▶ _Data extract_
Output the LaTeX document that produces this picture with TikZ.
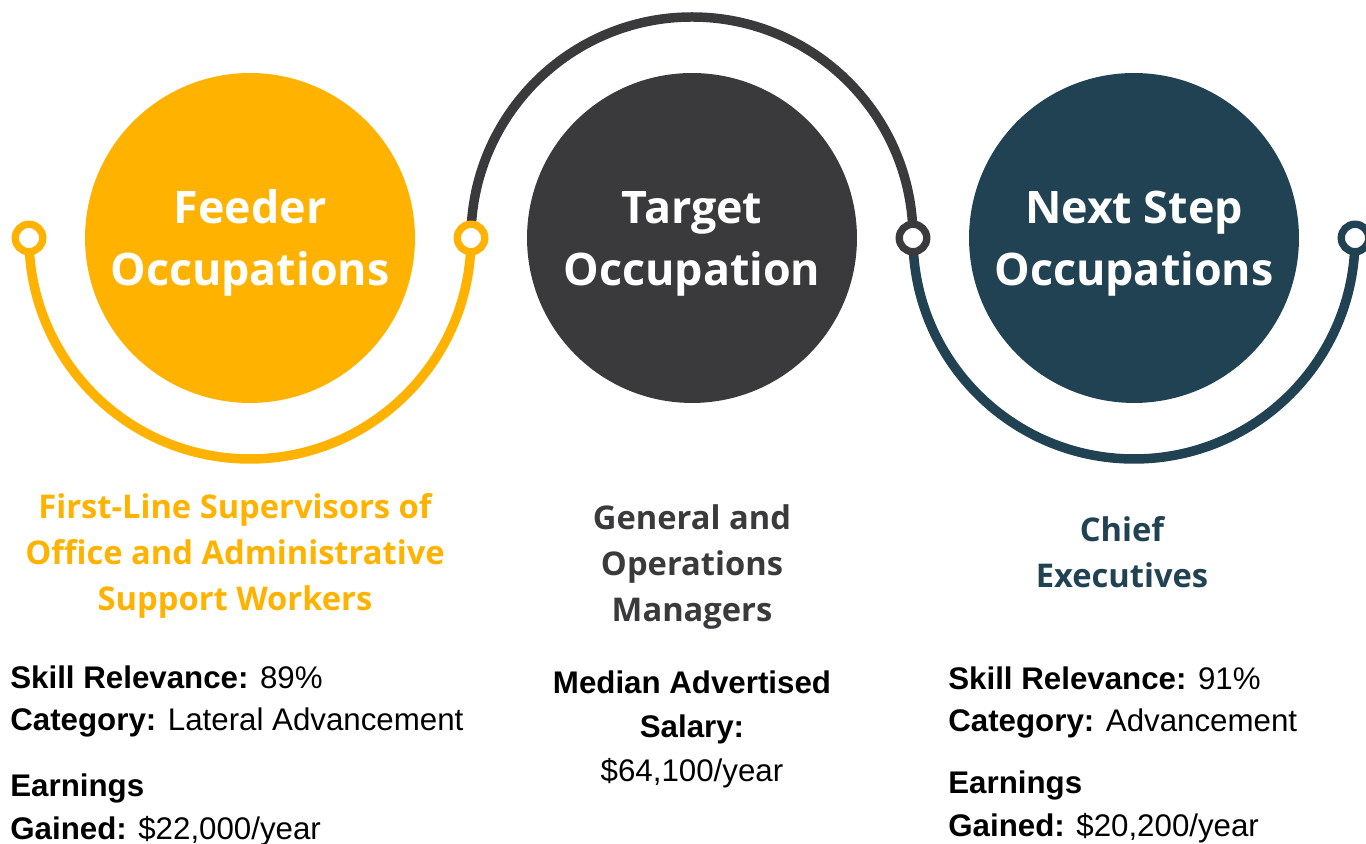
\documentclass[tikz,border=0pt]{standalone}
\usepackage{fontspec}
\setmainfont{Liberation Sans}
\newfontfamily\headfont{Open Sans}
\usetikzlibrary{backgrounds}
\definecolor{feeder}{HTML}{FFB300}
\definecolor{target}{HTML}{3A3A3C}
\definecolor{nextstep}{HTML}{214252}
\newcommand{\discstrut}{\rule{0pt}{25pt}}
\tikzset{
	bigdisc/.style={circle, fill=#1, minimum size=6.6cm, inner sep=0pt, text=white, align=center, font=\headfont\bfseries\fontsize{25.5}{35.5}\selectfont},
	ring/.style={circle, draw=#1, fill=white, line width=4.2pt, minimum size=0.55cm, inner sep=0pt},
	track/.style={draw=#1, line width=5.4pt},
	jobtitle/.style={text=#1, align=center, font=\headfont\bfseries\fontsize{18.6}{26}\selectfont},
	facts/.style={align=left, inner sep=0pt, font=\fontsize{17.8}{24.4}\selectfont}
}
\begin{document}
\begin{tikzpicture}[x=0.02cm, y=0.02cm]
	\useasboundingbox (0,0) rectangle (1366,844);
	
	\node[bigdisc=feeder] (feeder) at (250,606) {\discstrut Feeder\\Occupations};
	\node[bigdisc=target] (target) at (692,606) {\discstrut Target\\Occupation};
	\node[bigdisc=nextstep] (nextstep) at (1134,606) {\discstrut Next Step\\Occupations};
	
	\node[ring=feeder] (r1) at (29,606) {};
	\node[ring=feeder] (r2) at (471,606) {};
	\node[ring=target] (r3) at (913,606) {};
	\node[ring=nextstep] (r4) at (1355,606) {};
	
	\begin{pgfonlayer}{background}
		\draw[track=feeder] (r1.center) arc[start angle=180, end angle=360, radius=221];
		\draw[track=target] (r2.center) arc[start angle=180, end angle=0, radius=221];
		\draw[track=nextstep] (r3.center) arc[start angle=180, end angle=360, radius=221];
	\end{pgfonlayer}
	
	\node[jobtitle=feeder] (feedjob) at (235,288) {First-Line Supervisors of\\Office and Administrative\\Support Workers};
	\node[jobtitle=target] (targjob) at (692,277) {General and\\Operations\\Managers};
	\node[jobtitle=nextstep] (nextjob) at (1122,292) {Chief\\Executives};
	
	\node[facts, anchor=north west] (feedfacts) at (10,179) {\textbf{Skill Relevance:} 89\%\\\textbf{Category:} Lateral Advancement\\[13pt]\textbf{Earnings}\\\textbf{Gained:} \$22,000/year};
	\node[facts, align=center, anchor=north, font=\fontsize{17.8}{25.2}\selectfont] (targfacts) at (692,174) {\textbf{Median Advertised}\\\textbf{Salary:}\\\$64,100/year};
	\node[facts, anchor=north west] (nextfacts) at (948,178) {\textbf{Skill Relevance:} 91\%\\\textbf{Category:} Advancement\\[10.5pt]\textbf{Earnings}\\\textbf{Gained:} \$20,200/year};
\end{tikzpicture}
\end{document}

▶ _What the task requires_
Extract the lines exactly, please: the first line of the listing, the line with "(nextstep) at (1134,606)", and every line between them, but no pictures.

▶ _Completed task_
Output the LaTeX document that produces this picture with TikZ.
\documentclass[tikz,border=0pt]{standalone}
\usepackage{fontspec}
\setmainfont{Liberation Sans}
\newfontfamily\headfont{Open Sans}
\usetikzlibrary{backgrounds}
\definecolor{feeder}{HTML}{FFB300}
\definecolor{target}{HTML}{3A3A3C}
\definecolor{nextstep}{HTML}{214252}
\newcommand{\discstrut}{\rule{0pt}{25pt}}
\tikzset{
	bigdisc/.style={circle, fill=#1, minimum size=6.6cm, inner sep=0pt, text=white, align=center, font=\headfont\bfseries\fontsize{25.5}{35.5}\selectfont},
	ring/.style={circle, draw=#1, fill=white, line width=4.2pt, minimum size=0.55cm, inner sep=0pt},
	track/.style={draw=#1, line width=5.4pt},
	jobtitle/.style={text=#1, align=center, font=\headfont\bfseries\fontsize{18.6}{26}\selectfont},
	facts/.style={align=left, inner sep=0pt, font=\fontsize{17.8}{24.4}\selectfont}
}
\begin{document}
\begin{tikzpicture}[x=0.02cm, y=0.02cm]
	\useasboundingbox (0,0) rectangle (1366,844);
	
	\node[bigdisc=feeder] (feeder) at (250,606) {\discstrut Feeder\\Occupations};
	\node[bigdisc=target] (target) at (692,606) {\discstrut Target\\Occupation};
	\node[bigdisc=nextstep] (nextstep) at (1134,606) {\discstrut Next Step\\Occupations};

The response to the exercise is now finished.